Market Analysis: Withdrawal Strategies and Liquidity Management in Volatile Conditions
The issue of withdrawing funds from cryptocurrency platforms remains one of the key topics for traders and investors, especially during periods of high market instability. As an analyst, I observe daily how even experienced market participants make mistakes during the profit-taking or emergency capital withdrawal stage.
At the current stage of industry development, when liquidity on centralized exchanges can change sharply and blockchain transaction speeds vary depending on network congestion, the approach to withdrawing funds requires special attention. The key factor is choosing the right moment. I recommend avoiding large withdrawals during peak hours when gas fees on the Ethereum or BNB Chain networks reach local highs. A rule of thumb: monitor the mempool and plan transactions during periods of low activity, such as early morning hours UTC.
Equally important is diversification across withdrawal channels. I strongly advise against keeping all assets in one place. Use a combination of cold wallets (hardware) for long-term storage and hot wallets for active trading. Security protocols, such as two-factor authentication and address whitelisting, should be configured on every platform you use. Neglecting these measures is one of the main reasons for fund losses in 2024-2025.
Analysis of the Current Fee Situation
At the time of writing this review, the average fee for withdrawing USDT on the Ethereum network is about $1.5-$3, while on the TRC-20 network this figure remains at $0.8-$1.2. For traders who make frequent withdrawals, using low-fee networks such as Solana or Polygon is an economically sound choice, provided the target exchange or wallet supports these protocols. Remember: saving on fees should not come at the expense of confirmation speed.
My professional advice: always check the status of the receiving network before sending. Use blockchain explorers to verify that the deposit address is active and supports the selected token. An error in choosing the network (e.g., sending BEP-20 tokens to an ERC-20 address) can lead to irreversible loss of funds.

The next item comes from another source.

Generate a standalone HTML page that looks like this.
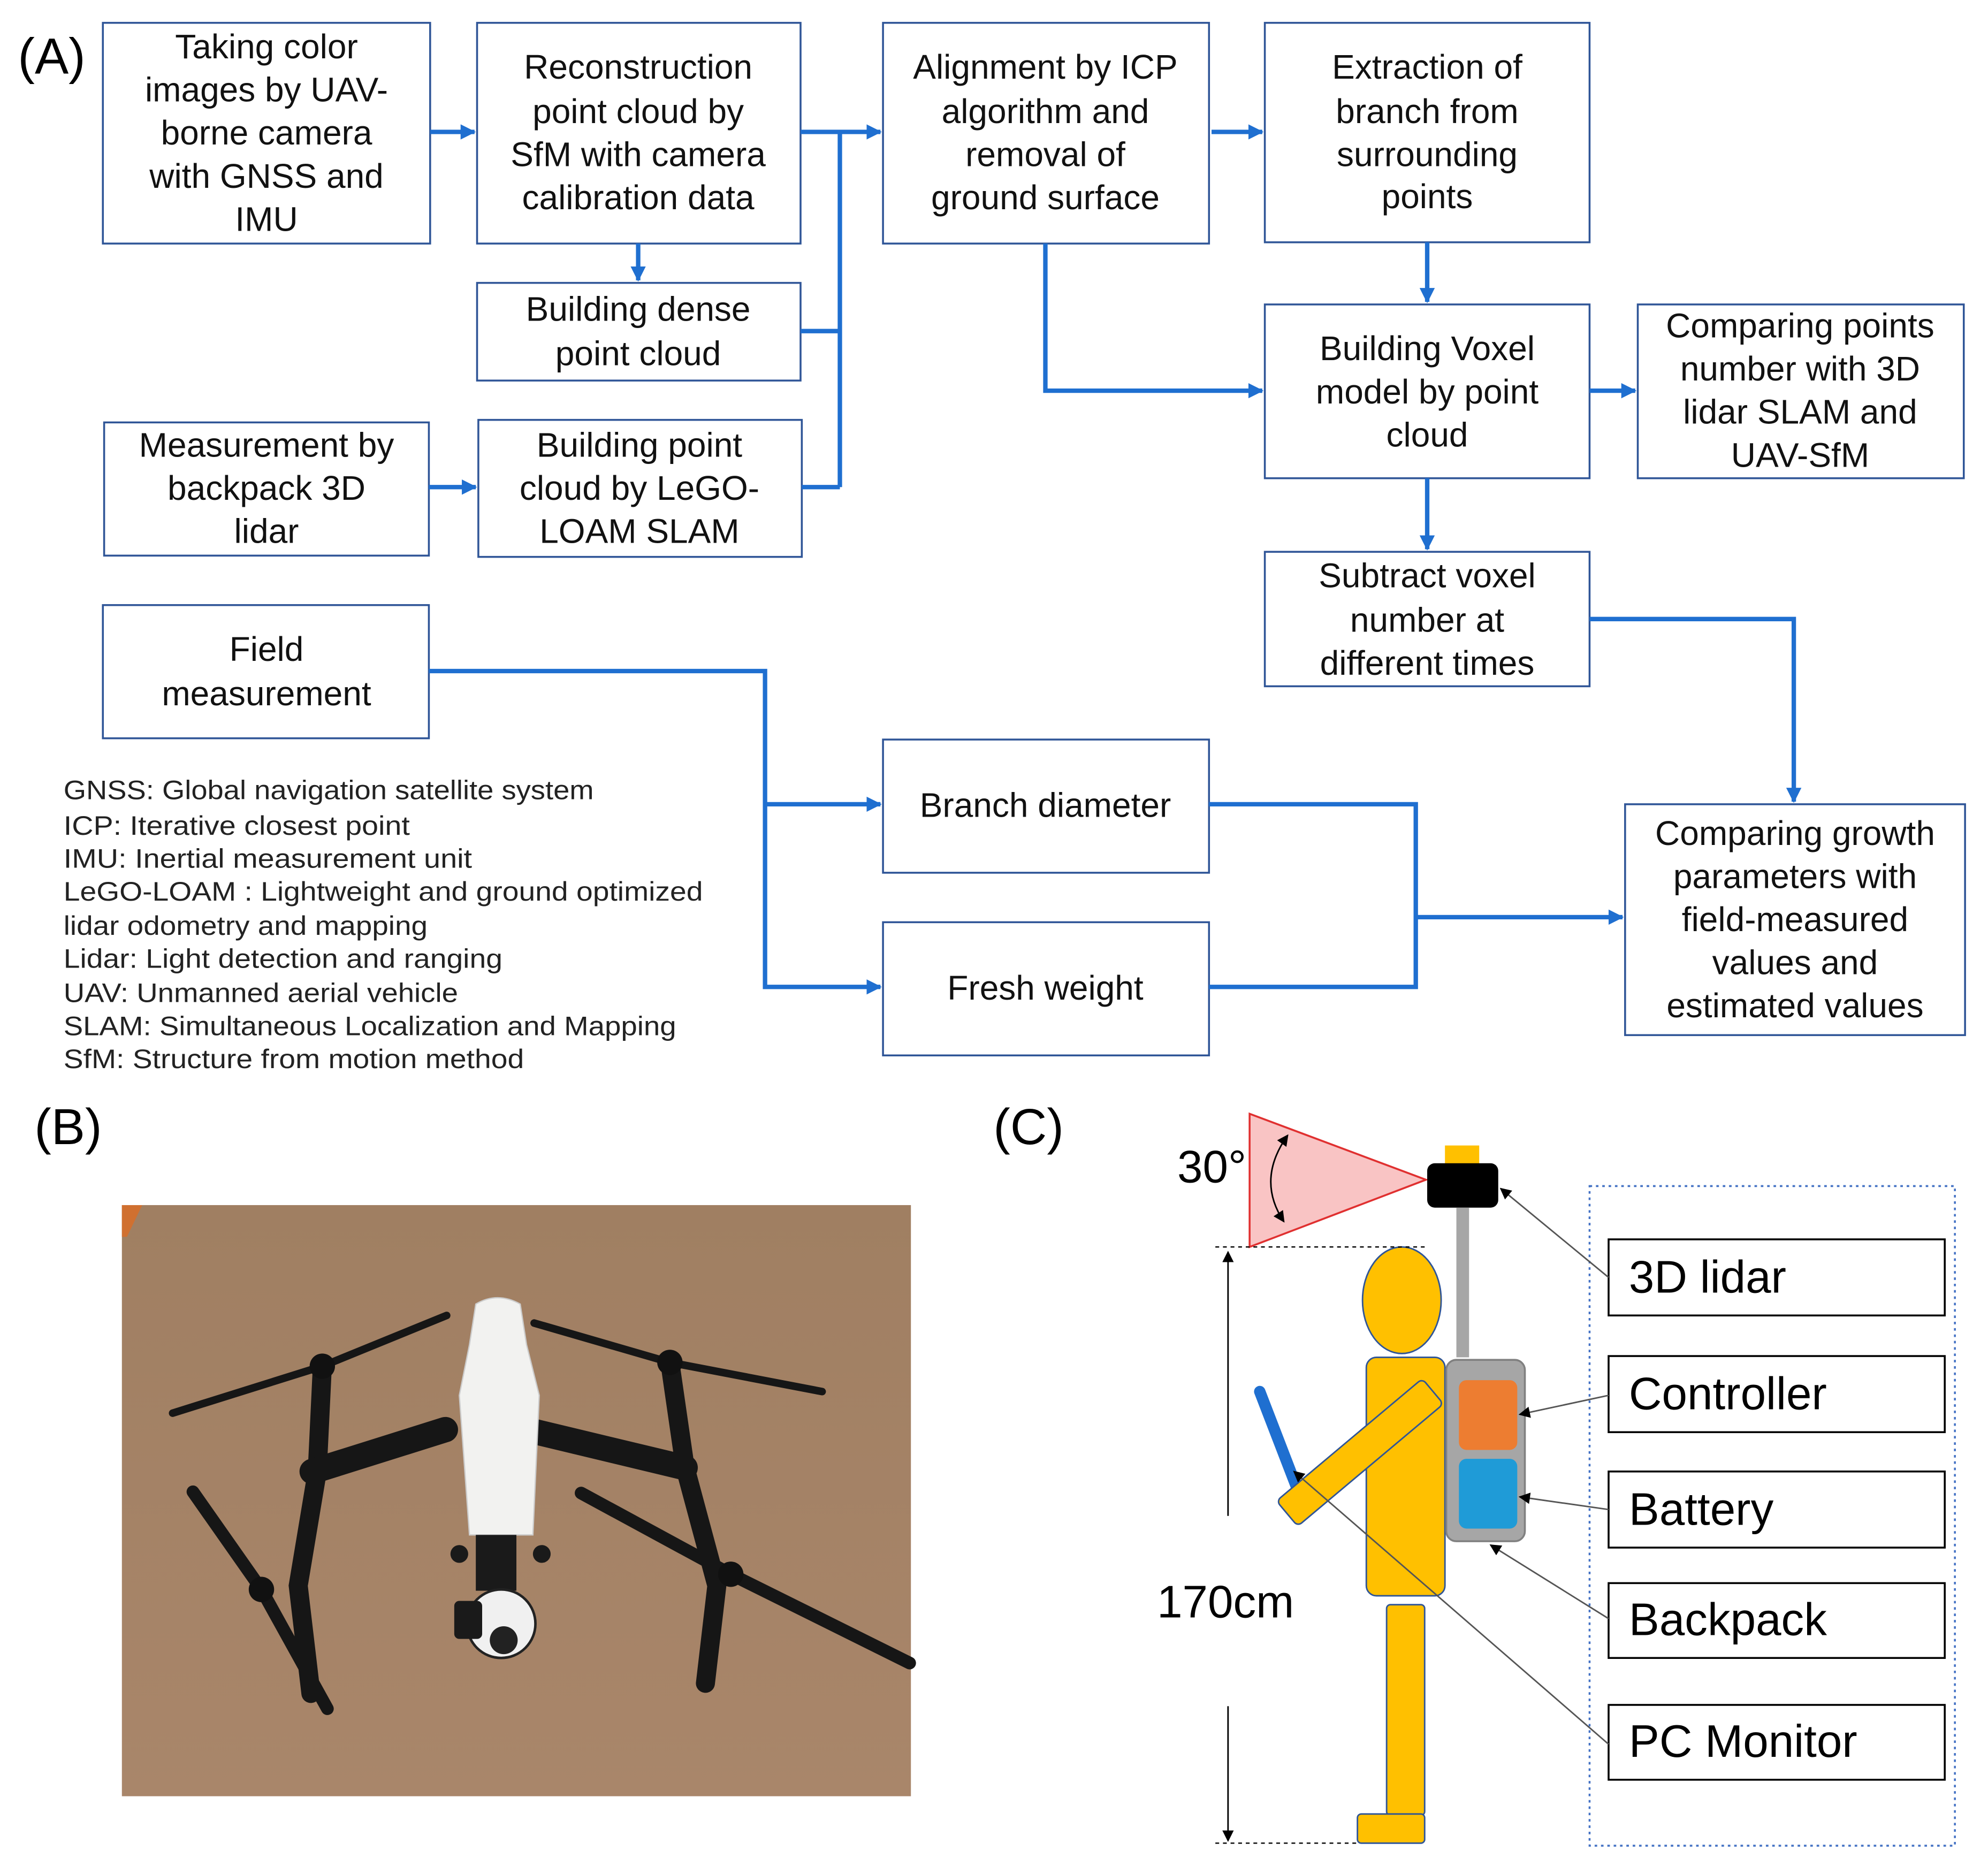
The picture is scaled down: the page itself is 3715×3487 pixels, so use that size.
<!DOCTYPE html>
<html><head><meta charset="utf-8"><style>
html,body{margin:0;padding:0;background:#fff}
svg{display:block}
text{font-family:"Liberation Sans",sans-serif}
</style></head><body>
<svg width="3715" height="3487" viewBox="0 0 1567 1471" xmlns="http://www.w3.org/2000/svg">
<defs>
<marker id="ab" markerWidth="12" markerHeight="12" refX="11" refY="6" orient="auto" markerUnits="userSpaceOnUse"><path d="M0,0 L12,6 L0,12 z" fill="#1f6fd0"/></marker>
<marker id="ak" markerWidth="9" markerHeight="9" refX="8" refY="4.5" orient="auto" markerUnits="userSpaceOnUse"><path d="M0,0 L9,4.5 L0,9 z" fill="#000"/></marker>
<marker id="ak2" markerWidth="9" markerHeight="9" refX="1" refY="4.5" orient="auto" markerUnits="userSpaceOnUse"><path d="M9,0 L0,4.5 L9,9 z" fill="#000"/></marker>
<linearGradient id="fl" x1="0" y1="0" x2="0" y2="1"><stop offset="0" stop-color="#a07f62"/><stop offset="1" stop-color="#a9866a"/></linearGradient>
</defs>
<text x="14" y="58" font-size="40">(A)</text>
<g fill="#fff" stroke="#2f5597" stroke-width="1.5">
<rect x="81" y="18" width="258" height="174"/>
<rect x="376" y="18" width="255" height="174"/>
<rect x="696" y="18" width="257" height="174"/>
<rect x="997" y="18" width="256" height="173"/>
<rect x="376" y="223" width="255" height="77"/>
<rect x="82" y="333" width="256" height="105"/>
<rect x="377" y="331" width="255" height="108"/>
<rect x="997" y="240" width="256" height="137"/>
<rect x="1291" y="240" width="257" height="137"/>
<rect x="997" y="435" width="256" height="106"/>
<rect x="81" y="477" width="257" height="105"/>
<rect x="696" y="583" width="257" height="105"/>
<rect x="696" y="727" width="257" height="105"/>
<rect x="1281" y="634" width="268" height="182"/>
</g>
<g font-size="27" text-anchor="middle" fill="#111">
<text x="210" y="46">Taking color</text><text x="210" y="80">images by UAV-</text><text x="210" y="114">borne camera</text><text x="210" y="148">with GNSS and</text><text x="210" y="182">IMU</text>
<text x="503" y="62">Reconstruction</text><text x="503" y="97">point cloud by</text><text x="503" y="131">SfM with camera</text><text x="503" y="165">calibration data</text>
<text x="824" y="62">Alignment by ICP</text><text x="824" y="97">algorithm and</text><text x="824" y="131">removal of</text><text x="824" y="165">ground surface</text>
<text x="1125" y="62">Extraction of</text><text x="1125" y="97">branch from</text><text x="1125" y="131">surrounding</text><text x="1125" y="164">points</text>
<text x="503" y="253">Building dense</text><text x="503" y="288">point cloud</text>
<text x="210" y="360">Measurement by</text><text x="210" y="394">backpack  3D</text><text x="210" y="428">lidar</text>
<text x="504" y="360">Building point</text><text x="504" y="394">cloud by LeGO-</text><text x="504" y="428">LOAM SLAM</text>
<text x="1125" y="284">Building Voxel</text><text x="1125" y="318">model by point</text><text x="1125" y="352">cloud</text>
<text x="1419" y="266">Comparing points</text><text x="1419" y="300">number with 3D</text><text x="1419" y="334">lidar SLAM and</text><text x="1419" y="368">UAV-SfM</text>
<text x="1125" y="463">Subtract voxel</text><text x="1125" y="498">number at</text><text x="1125" y="532">different times</text>
<text x="210" y="521">Field</text><text x="210" y="556">measurement</text>
<text x="824" y="644">Branch diameter</text>
<text x="824" y="788">Fresh weight</text>
<text x="1415" y="666">Comparing growth</text><text x="1415" y="700">parameters with</text><text x="1415" y="734">field-measured</text><text x="1415" y="768">values and</text><text x="1415" y="802">estimated values</text>
</g>
<g stroke="#1f6fd0" stroke-width="3.5" fill="none">
<path d="M339,104 H374" marker-end="url(#ab)"/>
<path d="M631,104 H694" marker-end="url(#ab)"/>
<path d="M662,104 V384 M631,261 H662 M632,384 H662"/>
<path d="M503,192 V221" marker-end="url(#ab)"/>
<path d="M338,384 H375" marker-end="url(#ab)"/>
<path d="M955,104 H995" marker-end="url(#ab)"/>
<path d="M1125,191 V238" marker-end="url(#ab)"/>
<path d="M824,192 V308 H995" marker-end="url(#ab)"/>
<path d="M1253,308 H1289" marker-end="url(#ab)"/>
<path d="M1125,377 V433" marker-end="url(#ab)"/>
<path d="M1253,488 H1414 V632" marker-end="url(#ab)"/>
<path d="M338,529 H603 V778 H694" marker-end="url(#ab)"/>
<path d="M603,634 H694" marker-end="url(#ab)"/>
<path d="M953,634 H1116 V778 H953"/>
<path d="M1116,723 H1279" marker-end="url(#ab)"/>
</g>
<g font-size="21" fill="#222">
<text x="50" y="630" textLength="418" lengthAdjust="spacingAndGlyphs">GNSS: Global navigation satellite system</text>
<text x="50" y="658" textLength="273" lengthAdjust="spacingAndGlyphs">ICP: Iterative closest point</text>
<text x="50" y="684" textLength="322" lengthAdjust="spacingAndGlyphs">IMU: Inertial measurement unit</text>
<text x="50" y="710" textLength="504" lengthAdjust="spacingAndGlyphs">LeGO-LOAM :  Lightweight and ground optimized</text>
<text x="50" y="737" textLength="287" lengthAdjust="spacingAndGlyphs">lidar odometry and mapping</text>
<text x="50" y="763" textLength="346" lengthAdjust="spacingAndGlyphs">Lidar: Light detection and ranging</text>
<text x="50" y="790" textLength="311" lengthAdjust="spacingAndGlyphs">UAV: Unmanned aerial vehicle</text>
<text x="50" y="816" textLength="483" lengthAdjust="spacingAndGlyphs">SLAM: Simultaneous Localization and Mapping</text>
<text x="50" y="842" textLength="363" lengthAdjust="spacingAndGlyphs">SfM: Structure from motion method</text>
</g>
<text x="27" y="902" font-size="40">(B)</text>
<text x="783" y="902" font-size="40">(C)</text>
<!-- photo -->
<rect x="96" y="950" width="622" height="466" fill="url(#fl)"/>
<path d="M96,950 H112 L100,975 H96 Z" fill="#d07030"/>
<g stroke="#161616" stroke-linecap="round" fill="none">
<path d="M136,1114 L254,1077 L352,1037" stroke-width="6"/>
<path d="M421,1043 L528,1074 L648,1097" stroke-width="6"/>
<path d="M152,1176 L206,1253 L258,1347" stroke-width="10"/>
<path d="M458,1177 L576,1241 L717,1311" stroke-width="10"/>
<path d="M254,1077 L250,1160 L235,1250 L245,1335" stroke-width="15"/>
<path d="M528,1074 L540,1157 L565,1250 L556,1327" stroke-width="15"/>
<path d="M246,1160 L351,1127" stroke-width="20"/>
<path d="M415,1127 L540,1157" stroke-width="20"/>
</g>
<circle cx="254" cy="1077" r="10" fill="#111"/><circle cx="528" cy="1074" r="10" fill="#111"/>
<circle cx="206" cy="1253" r="10" fill="#111"/><circle cx="576" cy="1241" r="10" fill="#111"/>
<path d="M375,1028 Q392,1018 410,1028 L415,1060 L425,1100 L420,1210 H370 L362,1100 L370,1060 Z" fill="#f2f2f0" stroke="#ccc"/>
<rect x="375" y="1210" width="32" height="44" fill="#1a1a1a"/>
<circle cx="362" cy="1225" r="7" fill="#1a1a1a"/><circle cx="427" cy="1225" r="7" fill="#1a1a1a"/>
<circle cx="395" cy="1280" r="27" fill="#f0f0f0" stroke="#222" stroke-width="2"/>
<rect x="358" y="1262" width="22" height="30" rx="4" fill="#1a1a1a"/>
<circle cx="397" cy="1293" r="11" fill="#222"/>
<!-- figure C -->
<polygon points="985,878 985,983 1124,930" fill="#f9c4c4" stroke="#e03030" stroke-width="1.5"/>
<path d="M1015,895 Q990,930 1012,963" fill="none" stroke="#000" stroke-width="1.2" marker-end="url(#ak)" marker-start="url(#ak2)"/>
<text x="928" y="932" font-size="36">30°</text>
<rect x="1139" y="903" width="27" height="16" fill="#ffc000"/>
<rect x="1125" y="917" width="56" height="35" rx="6" fill="#000"/>
<rect x="1148" y="952" width="10" height="118" fill="#a6a6a6"/>
<ellipse cx="1105" cy="1025" rx="31" ry="42" fill="#ffc000" stroke="#2f5597" stroke-width="1.2"/>
<rect x="1077" y="1070" width="62" height="188" rx="8" fill="#ffc000" stroke="#2f5597" stroke-width="1.2"/>
<rect x="1093" y="1265" width="30" height="166" rx="3" fill="#ffc000" stroke="#2f5597" stroke-width="1.2"/>
<rect x="1070" y="1430" width="53" height="23" rx="3" fill="#ffc000" stroke="#2f5597" stroke-width="1.2"/>
<rect x="1140" y="1072" width="62" height="143" rx="8" fill="#a6a6a6" stroke="#808080" stroke-width="1.5"/>
<rect x="1150" y="1088" width="46" height="55" rx="6" fill="#ed7d31"/>
<rect x="1150" y="1150" width="46" height="55" rx="6" fill="#1f9bd7"/>
<path d="M993,1097 L1025,1180" stroke="#1f6fd0" stroke-width="9" stroke-linecap="round"/>
<g transform="rotate(-40 1072 1145)"><rect x="997" y="1132" width="150" height="26" rx="4" fill="#ffc000" stroke="#2f5597" stroke-width="1.2"/></g>
<rect x="1253" y="935" width="288" height="520" fill="none" stroke="#4472c4" stroke-width="1.5" stroke-dasharray="2,3"/>
<g fill="#fff" stroke="#000" stroke-width="1.5">
<rect x="1268" y="977" width="265" height="60"/>
<rect x="1268" y="1069" width="265" height="60"/>
<rect x="1268" y="1160" width="265" height="60"/>
<rect x="1268" y="1248" width="265" height="59"/>
<rect x="1268" y="1344" width="265" height="59"/>
</g>
<g font-size="36" fill="#000">
<text x="1284" y="1019">3D lidar</text>
<text x="1284" y="1111">Controller</text>
<text x="1284" y="1202">Battery</text>
<text x="1284" y="1289">Backpack</text>
<text x="1284" y="1385">PC Monitor</text>
</g>
<g stroke="#555" stroke-width="1.2" fill="none">
<path d="M1268,1007 L1183,937" marker-end="url(#ak)"/>
<path d="M1268,1100 L1198,1115" marker-end="url(#ak)"/>
<path d="M1268,1190 L1198,1180" marker-end="url(#ak)"/>
<path d="M1268,1276 L1175,1218" marker-end="url(#ak)"/>
<path d="M1268,1375 L1020,1160" marker-end="url(#ak)"/>
</g>
<path d="M968,1195 V987" stroke="#000" stroke-width="1.2" marker-end="url(#ak)"/>
<path d="M968,1345 V1451" stroke="#000" stroke-width="1.2" marker-end="url(#ak)"/>
<path d="M958,983 H1124 M958,1453 H1070" stroke="#000" stroke-width="1" stroke-dasharray="3,3"/>
<text x="912" y="1275" font-size="36">170cm</text>
</svg>
</body></html>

Final recommendation: withdraw funds in batches rather than as a single tranche if the amount exceeds your daily turnover limit. Break a large order into several smaller transactions with intervals of 15-30 minutes. This reduces the risk of network failure and allows you to average out fees. In the current market conditions, where volatility remains high, liquidity management is not just a technical procedure but a full-fledged capital preservation strategy.